In late 225, Cao Wei's emperor Cao Pi, in a continuing effort to make Sun Quan's crown prince Sun Deng a hostage at his court, advanced a huge army of over 100,000 troops through Sun Shao's territory in Guangling, with the intention of crossing the Yangtze River and marching to Wu's capital at Jianye. Unfortunately for him, the winter weather had made the river impassable with ice. Unable to get his boats safely into the river, Cao Pi withdrew in force. According to Zhang Bo's (張勃) Record of Wu (吳錄), during the withdrawal, Sun Shao ordered his subordinate officer Gao Shou (高壽) and others to take some 500 of their most valiant warriors and make a night raid on the Wei lines in an attempt to capture Cao Pi alive. Gao Shou and his troops managed to capture several carriages in Cao Pi's escort, but the man himself eluded them.

In 229, when Sun Quan proclaimed himself emperor, Sun Shao was appointed General who Guards the North (鎮北將軍). Sometime after 230, he was granted the nominal governorship of You Province. You Province comprised present-day Beijing, Tianjin, parts of northeast Hebei and western Liaoning. Far from Wu's northern frontier, the area never fell under their control; granting the title was merely a political statement of Sun Quan's assumed imperial power. In 234, during the fourth Battle of Hefei, Sun Shao and another general, Zhang Cheng, were tasked with leading a Wu army to attack Guangling and Huaiyin (淮陰). The episode ended in failure for Wu when Sun Quan's siege of Hefei was broken.
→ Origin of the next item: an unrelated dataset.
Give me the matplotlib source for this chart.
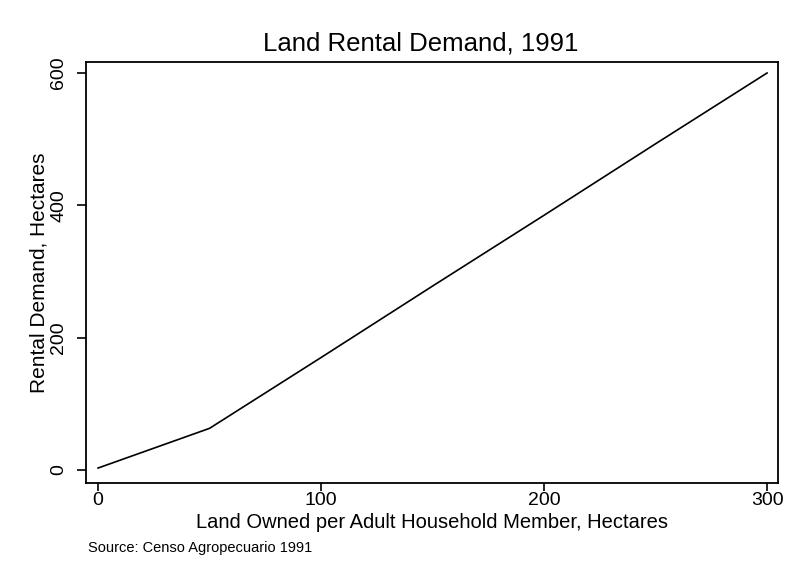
import matplotlib
matplotlib.use("Agg")
import matplotlib.pyplot as plt

# data
land_owned = [0, 10, 20, 30, 40, 50, 100, 150, 200, 250, 300]
rental_demand = [3, 15, 27, 39, 51, 63, 170, 278, 385, 493, 600]

x_ticks = [0, 100, 200, 300]
y_ticks = [0, 200, 400, 600]

plt.rcParams['font.family'] = ['Liberation Sans', 'DejaVu Sans']

fig = plt.figure(figsize=(7.86, 5.63), dpi=100)
ax = fig.add_axes([86 / 786, 1 - 483 / 563, (778 - 86) / 786, (483 - 62) / 563])

ax.plot(land_owned, rental_demand, color='black', linewidth=1.2)

ax.set_xlim(-5.4, 304.9)
ax.set_ylim(-19.6, 616.6)
ax.set_xticks(x_ticks)
ax.set_yticks(y_ticks)
ax.tick_params(axis='x', direction='out', length=5.5, width=1.2, labelsize=14, pad=1)
ax.tick_params(axis='y', direction='out', length=6.5, width=1.2, labelsize=14, pad=7)
for lbl in ax.get_yticklabels():
    lbl.set_rotation(90)
    lbl.set_va('center')
for s in ax.spines.values():
    s.set_linewidth(1.3)

# title sits a little left of the axes centre in the reference
fig.text(421 / 786, 1 - 50 / 563, 'Land Rental Demand, 1991', fontsize=18.5,
         ha='center', va='baseline')
ax.set_xlabel('Land Owned per Adult Household Member, Hectares', fontsize=14.5, labelpad=2.5)
ax.set_ylabel('Rental Demand, Hectares', fontsize=15, labelpad=1)

fig.text(88 / 786, 1 - 548 / 563, 'Source: Censo Agropecuario 1991', fontsize=10.5, va='center')

fig.savefig('out.png', dpi=100, facecolor='white')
Sun Shao died of natural causes in 241.

==Family==

Sun Shao's son, Sun Kai, served as Militant General-in-Chief for Eastern Wu, one of the highest military appointments in the palace, sharing with two others the command of the imperial guard. He also served as Junior Overseer of the Capital and was enfeoffed as the Marquis of Lincheng, in modern-day Xingtai, Hebei. In 276, Sun Kai was given the position of Cavalry General Garrisoning the Palace, but when bandits sneak-attacked the capital and killed emperor Sun Hao's younger brother Sun Qian (孫謙), Sun Kai came under heavy suspicion from Sun Hao of collaborating with the bandits. Terrified, he took his household and a hundred or so of his personal guard and defected to the Jin dynasty in c.July that year. Emperor Wu of Jin appointed him General of Chariots and Cavalry, a position similar to his appointment in Eastern Wu: one of three generals sharing command of the imperial guard. Sun Kai was additionally enfeoffed as the Marquis of Danyang, a position which began to pay benefits following the conquest of Wu by Jin in 280. Sun Kai died in 304.